Requirement
Output exactly the lines from the line containing "Reproduce this chart with Apache ECharts." through the line containing "var todayIndex = 15;", inclusive, and omit any pictures.

──────── The input ────────

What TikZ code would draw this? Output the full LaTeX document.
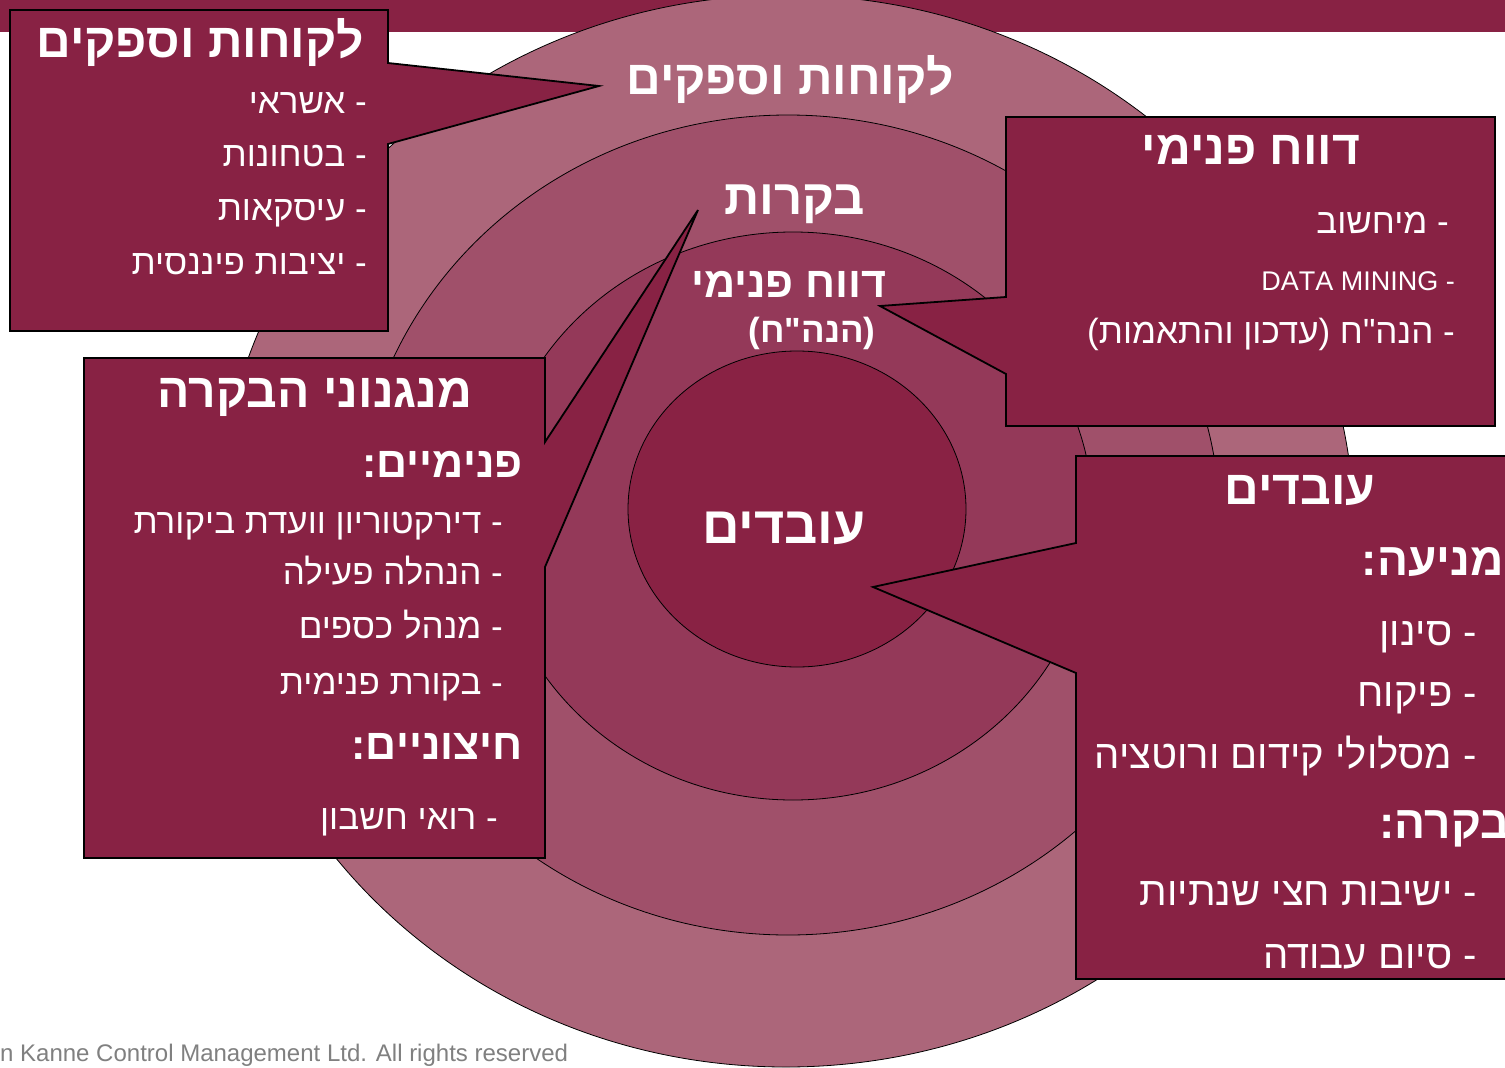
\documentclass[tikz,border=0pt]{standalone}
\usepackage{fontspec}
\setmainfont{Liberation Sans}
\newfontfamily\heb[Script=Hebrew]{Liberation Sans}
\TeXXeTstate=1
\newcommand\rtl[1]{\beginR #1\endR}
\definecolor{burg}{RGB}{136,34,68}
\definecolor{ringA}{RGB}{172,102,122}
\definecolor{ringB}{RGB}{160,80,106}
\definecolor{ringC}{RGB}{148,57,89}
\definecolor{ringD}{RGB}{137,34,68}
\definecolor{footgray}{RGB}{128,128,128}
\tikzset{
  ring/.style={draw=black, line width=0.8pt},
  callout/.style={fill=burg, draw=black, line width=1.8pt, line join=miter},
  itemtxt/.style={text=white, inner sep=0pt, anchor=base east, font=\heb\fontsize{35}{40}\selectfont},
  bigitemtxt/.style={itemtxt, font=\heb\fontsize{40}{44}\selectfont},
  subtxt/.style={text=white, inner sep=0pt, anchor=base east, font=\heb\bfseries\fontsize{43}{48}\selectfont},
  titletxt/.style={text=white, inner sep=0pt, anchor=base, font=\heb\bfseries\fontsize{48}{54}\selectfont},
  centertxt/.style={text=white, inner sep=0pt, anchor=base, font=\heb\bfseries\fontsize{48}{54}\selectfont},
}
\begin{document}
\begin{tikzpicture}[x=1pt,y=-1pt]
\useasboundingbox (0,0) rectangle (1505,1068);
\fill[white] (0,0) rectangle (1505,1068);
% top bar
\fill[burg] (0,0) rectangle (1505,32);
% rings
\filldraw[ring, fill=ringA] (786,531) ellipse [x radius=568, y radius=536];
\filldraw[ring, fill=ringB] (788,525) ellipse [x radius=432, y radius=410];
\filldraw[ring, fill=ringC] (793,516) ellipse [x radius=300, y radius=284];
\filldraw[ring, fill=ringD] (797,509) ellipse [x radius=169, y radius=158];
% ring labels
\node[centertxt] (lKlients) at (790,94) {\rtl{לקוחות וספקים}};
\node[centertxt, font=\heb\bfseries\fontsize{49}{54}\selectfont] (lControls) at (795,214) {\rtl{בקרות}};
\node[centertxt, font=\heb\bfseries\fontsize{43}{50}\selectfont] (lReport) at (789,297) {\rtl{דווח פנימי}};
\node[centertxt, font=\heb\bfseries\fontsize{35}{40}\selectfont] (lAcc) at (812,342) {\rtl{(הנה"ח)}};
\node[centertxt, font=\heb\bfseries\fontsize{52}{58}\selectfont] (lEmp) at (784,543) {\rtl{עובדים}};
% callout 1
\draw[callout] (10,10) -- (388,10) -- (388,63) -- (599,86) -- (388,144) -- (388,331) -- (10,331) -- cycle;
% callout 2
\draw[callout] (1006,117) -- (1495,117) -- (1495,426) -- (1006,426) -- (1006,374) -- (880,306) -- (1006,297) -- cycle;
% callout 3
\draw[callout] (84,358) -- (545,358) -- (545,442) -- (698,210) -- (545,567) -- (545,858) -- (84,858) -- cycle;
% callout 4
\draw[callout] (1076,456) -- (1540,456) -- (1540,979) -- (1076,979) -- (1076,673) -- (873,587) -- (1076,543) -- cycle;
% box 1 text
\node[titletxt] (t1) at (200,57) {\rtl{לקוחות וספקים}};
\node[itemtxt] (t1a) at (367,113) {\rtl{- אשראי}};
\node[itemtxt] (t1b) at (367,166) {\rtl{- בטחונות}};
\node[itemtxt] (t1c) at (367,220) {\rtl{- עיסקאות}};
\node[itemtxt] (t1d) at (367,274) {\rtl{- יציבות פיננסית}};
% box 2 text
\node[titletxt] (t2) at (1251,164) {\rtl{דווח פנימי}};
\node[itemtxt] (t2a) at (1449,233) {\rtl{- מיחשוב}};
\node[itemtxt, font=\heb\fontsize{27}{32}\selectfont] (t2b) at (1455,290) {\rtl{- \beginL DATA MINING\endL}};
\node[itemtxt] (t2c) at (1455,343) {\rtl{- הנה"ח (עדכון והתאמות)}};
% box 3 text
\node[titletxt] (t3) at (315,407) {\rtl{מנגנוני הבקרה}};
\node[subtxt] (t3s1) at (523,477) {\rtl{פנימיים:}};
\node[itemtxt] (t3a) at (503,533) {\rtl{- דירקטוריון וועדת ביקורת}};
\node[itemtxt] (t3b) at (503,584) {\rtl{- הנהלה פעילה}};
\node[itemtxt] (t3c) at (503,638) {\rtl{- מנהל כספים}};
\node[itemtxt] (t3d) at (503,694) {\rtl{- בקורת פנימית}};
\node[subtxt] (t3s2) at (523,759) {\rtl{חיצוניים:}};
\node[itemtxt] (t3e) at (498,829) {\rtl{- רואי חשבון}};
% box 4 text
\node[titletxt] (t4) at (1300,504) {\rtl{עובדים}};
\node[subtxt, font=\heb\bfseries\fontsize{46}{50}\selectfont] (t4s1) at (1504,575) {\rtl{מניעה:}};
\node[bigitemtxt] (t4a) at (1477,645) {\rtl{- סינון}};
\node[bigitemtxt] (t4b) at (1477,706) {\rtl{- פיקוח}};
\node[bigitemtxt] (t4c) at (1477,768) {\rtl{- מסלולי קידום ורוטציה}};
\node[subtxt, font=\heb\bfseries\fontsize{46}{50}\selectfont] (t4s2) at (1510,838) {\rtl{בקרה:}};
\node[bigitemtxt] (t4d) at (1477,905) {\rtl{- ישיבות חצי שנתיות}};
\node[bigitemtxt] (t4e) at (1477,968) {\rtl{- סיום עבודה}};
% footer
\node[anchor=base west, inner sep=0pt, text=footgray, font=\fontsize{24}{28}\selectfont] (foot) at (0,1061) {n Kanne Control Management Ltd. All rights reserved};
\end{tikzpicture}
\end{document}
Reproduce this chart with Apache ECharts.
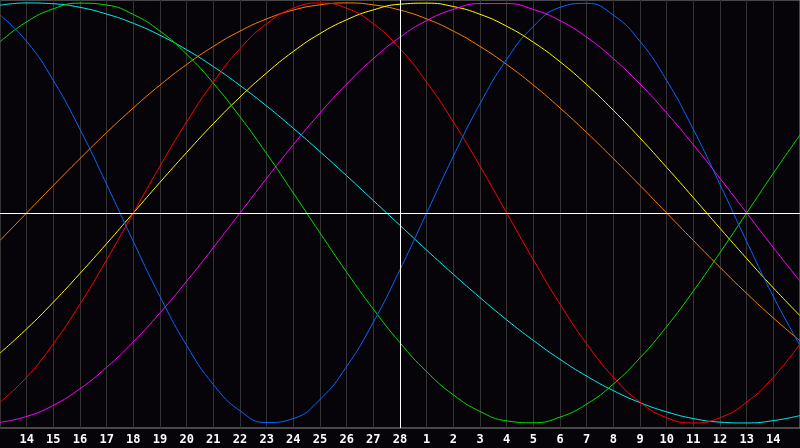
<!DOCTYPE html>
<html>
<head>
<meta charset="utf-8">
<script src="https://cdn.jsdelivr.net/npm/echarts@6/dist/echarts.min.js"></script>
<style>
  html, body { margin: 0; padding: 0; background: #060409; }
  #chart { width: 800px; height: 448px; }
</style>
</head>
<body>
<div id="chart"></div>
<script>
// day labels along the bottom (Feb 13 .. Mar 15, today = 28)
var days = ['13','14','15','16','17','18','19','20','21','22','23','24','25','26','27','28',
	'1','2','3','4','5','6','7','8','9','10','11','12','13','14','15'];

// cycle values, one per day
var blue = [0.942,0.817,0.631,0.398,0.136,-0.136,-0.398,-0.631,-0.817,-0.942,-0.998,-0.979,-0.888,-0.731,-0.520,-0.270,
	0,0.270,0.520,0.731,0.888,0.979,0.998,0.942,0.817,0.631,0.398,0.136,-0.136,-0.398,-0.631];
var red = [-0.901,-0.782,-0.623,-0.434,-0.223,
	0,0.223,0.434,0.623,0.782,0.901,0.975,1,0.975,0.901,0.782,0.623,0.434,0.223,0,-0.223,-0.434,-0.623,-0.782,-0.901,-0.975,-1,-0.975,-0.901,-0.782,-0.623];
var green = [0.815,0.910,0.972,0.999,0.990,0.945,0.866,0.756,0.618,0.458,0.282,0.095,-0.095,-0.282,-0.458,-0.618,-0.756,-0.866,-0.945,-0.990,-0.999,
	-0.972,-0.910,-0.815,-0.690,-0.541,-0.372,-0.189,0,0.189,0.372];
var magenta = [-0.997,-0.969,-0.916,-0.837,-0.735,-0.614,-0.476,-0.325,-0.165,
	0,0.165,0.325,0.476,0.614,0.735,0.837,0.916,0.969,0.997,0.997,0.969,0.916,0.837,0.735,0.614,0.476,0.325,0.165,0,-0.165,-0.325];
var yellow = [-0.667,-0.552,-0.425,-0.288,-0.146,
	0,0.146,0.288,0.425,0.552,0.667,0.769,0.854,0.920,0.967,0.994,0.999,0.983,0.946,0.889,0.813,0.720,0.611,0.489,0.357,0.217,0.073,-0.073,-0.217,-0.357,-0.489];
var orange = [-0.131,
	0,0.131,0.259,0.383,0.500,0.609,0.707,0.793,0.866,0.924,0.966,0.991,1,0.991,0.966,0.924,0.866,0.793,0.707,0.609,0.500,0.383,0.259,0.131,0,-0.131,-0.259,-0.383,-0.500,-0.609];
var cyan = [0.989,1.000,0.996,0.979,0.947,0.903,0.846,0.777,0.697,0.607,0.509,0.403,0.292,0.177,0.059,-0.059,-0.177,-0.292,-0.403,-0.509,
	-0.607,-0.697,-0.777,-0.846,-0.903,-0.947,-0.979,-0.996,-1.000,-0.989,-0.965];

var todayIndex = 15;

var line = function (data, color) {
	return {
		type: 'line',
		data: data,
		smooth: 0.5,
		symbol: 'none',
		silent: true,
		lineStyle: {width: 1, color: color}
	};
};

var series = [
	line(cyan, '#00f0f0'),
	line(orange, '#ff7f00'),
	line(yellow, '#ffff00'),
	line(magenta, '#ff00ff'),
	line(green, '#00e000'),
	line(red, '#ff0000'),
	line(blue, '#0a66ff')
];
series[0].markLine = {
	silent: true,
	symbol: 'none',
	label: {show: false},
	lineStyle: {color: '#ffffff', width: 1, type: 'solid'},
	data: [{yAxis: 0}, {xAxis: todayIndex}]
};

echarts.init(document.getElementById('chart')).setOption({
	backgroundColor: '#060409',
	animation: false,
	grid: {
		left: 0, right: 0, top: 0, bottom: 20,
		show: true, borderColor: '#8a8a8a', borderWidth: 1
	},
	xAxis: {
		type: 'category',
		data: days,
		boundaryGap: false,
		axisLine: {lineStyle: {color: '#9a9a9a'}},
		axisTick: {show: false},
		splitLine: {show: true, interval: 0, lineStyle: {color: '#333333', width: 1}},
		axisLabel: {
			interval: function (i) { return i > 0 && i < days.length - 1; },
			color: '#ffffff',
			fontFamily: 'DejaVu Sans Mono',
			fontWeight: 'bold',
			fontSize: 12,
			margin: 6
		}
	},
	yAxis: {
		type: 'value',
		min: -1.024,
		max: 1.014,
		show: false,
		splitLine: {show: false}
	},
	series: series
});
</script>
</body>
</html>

────────

Correct output
Reproduce this chart with Apache ECharts.
<!DOCTYPE html>
<html>
<head>
<meta charset="utf-8">
<script src="https://cdn.jsdelivr.net/npm/echarts@6/dist/echarts.min.js"></script>
<style>
  html, body { margin: 0; padding: 0; background: #060409; }
  #chart { width: 800px; height: 448px; }
</style>
</head>
<body>
<div id="chart"></div>
<script>
// day labels along the bottom (Feb 13 .. Mar 15, today = 28)
var days = ['13','14','15','16','17','18','19','20','21','22','23','24','25','26','27','28',
	'1','2','3','4','5','6','7','8','9','10','11','12','13','14','15'];

// cycle values, one per day
var blue = [0.942,0.817,0.631,0.398,0.136,-0.136,-0.398,-0.631,-0.817,-0.942,-0.998,-0.979,-0.888,-0.731,-0.520,-0.270,
	0,0.270,0.520,0.731,0.888,0.979,0.998,0.942,0.817,0.631,0.398,0.136,-0.136,-0.398,-0.631];
var red = [-0.901,-0.782,-0.623,-0.434,-0.223,
	0,0.223,0.434,0.623,0.782,0.901,0.975,1,0.975,0.901,0.782,0.623,0.434,0.223,0,-0.223,-0.434,-0.623,-0.782,-0.901,-0.975,-1,-0.975,-0.901,-0.782,-0.623];
var green = [0.815,0.910,0.972,0.999,0.990,0.945,0.866,0.756,0.618,0.458,0.282,0.095,-0.095,-0.282,-0.458,-0.618,-0.756,-0.866,-0.945,-0.990,-0.999,
	-0.972,-0.910,-0.815,-0.690,-0.541,-0.372,-0.189,0,0.189,0.372];
var magenta = [-0.997,-0.969,-0.916,-0.837,-0.735,-0.614,-0.476,-0.325,-0.165,
	0,0.165,0.325,0.476,0.614,0.735,0.837,0.916,0.969,0.997,0.997,0.969,0.916,0.837,0.735,0.614,0.476,0.325,0.165,0,-0.165,-0.325];
var yellow = [-0.667,-0.552,-0.425,-0.288,-0.146,
	0,0.146,0.288,0.425,0.552,0.667,0.769,0.854,0.920,0.967,0.994,0.999,0.983,0.946,0.889,0.813,0.720,0.611,0.489,0.357,0.217,0.073,-0.073,-0.217,-0.357,-0.489];
var orange = [-0.131,
	0,0.131,0.259,0.383,0.500,0.609,0.707,0.793,0.866,0.924,0.966,0.991,1,0.991,0.966,0.924,0.866,0.793,0.707,0.609,0.500,0.383,0.259,0.131,0,-0.131,-0.259,-0.383,-0.500,-0.609];
var cyan = [0.989,1.000,0.996,0.979,0.947,0.903,0.846,0.777,0.697,0.607,0.509,0.403,0.292,0.177,0.059,-0.059,-0.177,-0.292,-0.403,-0.509,
	-0.607,-0.697,-0.777,-0.846,-0.903,-0.947,-0.979,-0.996,-1.000,-0.989,-0.965];

var todayIndex = 15;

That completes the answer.